To the Editors:
Russell Baker, in his commentary on The Great Unraveling by Paul Krugman [NYR, November 6], has, no doubt, touched all the bases, while at the same time he has managed to raise quite a few serious questions on the constraints journalists face, as well as the limits they have to put upon themselves, because of their own monetary considerations. Point in question is the failure of journalists, especially those working for the video media, to expose the great economic chicanery perpetrated by Mr. Bush—with an expressed view of stimulating economic growth—by cutting taxes, that benefited mostly those who could afford to pay not less, but a little more. This, Mr. Baker suggests, was because these TV stars that work as newscasters are in the upper bracket of wage earners; that made them also the beneficiaries in this legislation.

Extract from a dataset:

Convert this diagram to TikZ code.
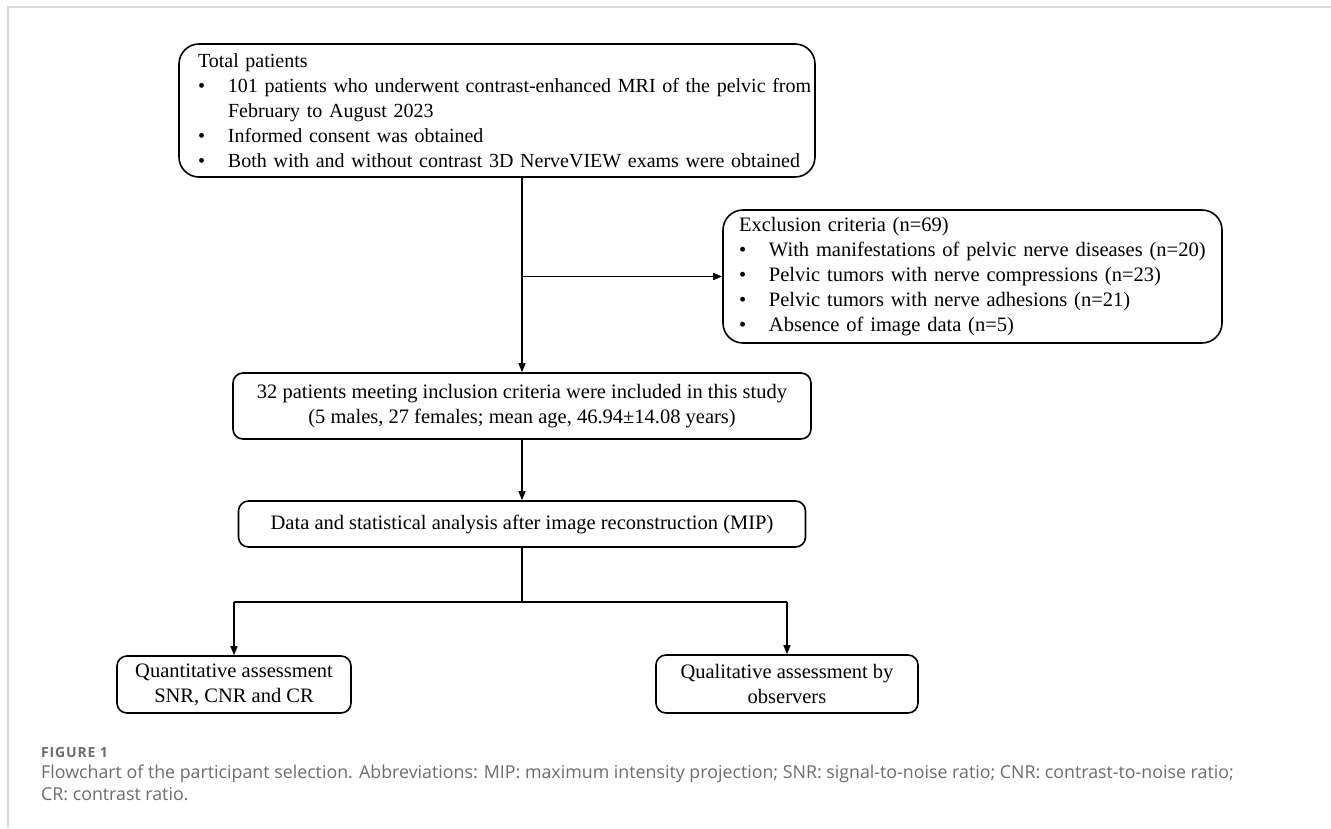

I wonder whether job security had played any part in the silence of the journalists on this matter. Yes, we know, Mr. Baker will claim that the journalists are intrepid in pursuit of discharging their duties, which are to uphold the rights of the people to know the truth, and to maintain their journalistic freedom.
To prove my point, I am citing the following examples. We all know the philosophies of the O’Reillys and Limbaughs. Though they go on spewing venom against the Democrats, most notably against the liberals, I wonder if anyone with a liberal bent will be allowed to speak in the same vein, and can still hope to keep his job. It is also surprising that Mr. Novak, after outing a CIA agent, can still carry on what he does best, that is, to bash the liberals. The journalistic courtesy accorded to him by his peers is mind-boggling.
Or let us take the case of Mr. Daniel Schorr. He was not seen on CBS since the day he had a run-in with Mr. Helms, the then CIA director. After Garry Trudeau, in his cartoon, made an unflattering comment about Bush Sr.’s manhood, his wife Jane Pauley became a casualty, perhaps, as she was removed from The Today Show by the NBC network. Connie Chung was, similarly, perhaps, dropped as a co-anchor on the CBS Evening News, after she had revealed that the mother of Newt Gingrich had called Mrs. Clinton a bitch. These may be just conjectures; but they are too obvious to be dismissed as coincidences.
Most of the media in our country are the possessions of big conglomerates. Surely, these corporations are in the market, just like all others, with the same goal, which is to earn a good profit on their investments. Could it be that journalistic freedom plays a secondary role to earning a profit? Or, for that matter, could job security be also playing a significant part in modifying the opinions of the journalists? Thank God, because of journalists like Mr. Krugman, who also happens to have a day job at one of the prestigious universities, like Princeton, we know when to call a spade a spade.
Mohammad A. Meah, MD
Paramus, New Jersey
Russell Baker replies:
Dr. Meah is right about the journalist’s job-security problems, but something more fundamental than household economics may be reshaping journalistic attitudes toward public issues. Today’s top-drawer Washington newspeople are part of a highly educated, upper-middle-class elite; they belong to the culture for which the American political system works exceedingly well. Which is to say, they are, in the pure sense of the word, extremely conservative.
Most probably passed childhood in economically sheltered times, came to adulthood in the years of plenty, went to good colleges where they developed conventionally progressive social consciences, and have now inherited the comforting benefits that sixty years of liberal government have created for the middle class.
This is not a background likely to produce angry reporters and aggressive editors. If few made much fuss about President Bush’s granting boons to those already rolling in money, their silence may not have been because they feared the vengeance of bosses, but only because the capacity for outrage had been bred out of them. Belonging to the upper-middle-class elite may do that.
The accelerating collapse of the American health care system may illustrate how journalism’s disconnection from the masses will produce an inert state. If every journalist in the District of Columbia had to have his health insurance canceled as a requirement for practicing journalism in Washington, quite a few might refuse to flee, but stay on, get to know what anger is, and discover that something is catastrophically wrong with the health care system.
This is no more likely to happen than Congress and presidents are likely to be stripped of their government-financed health and hospital care after the insurance industry takes over the remainder of the health industry.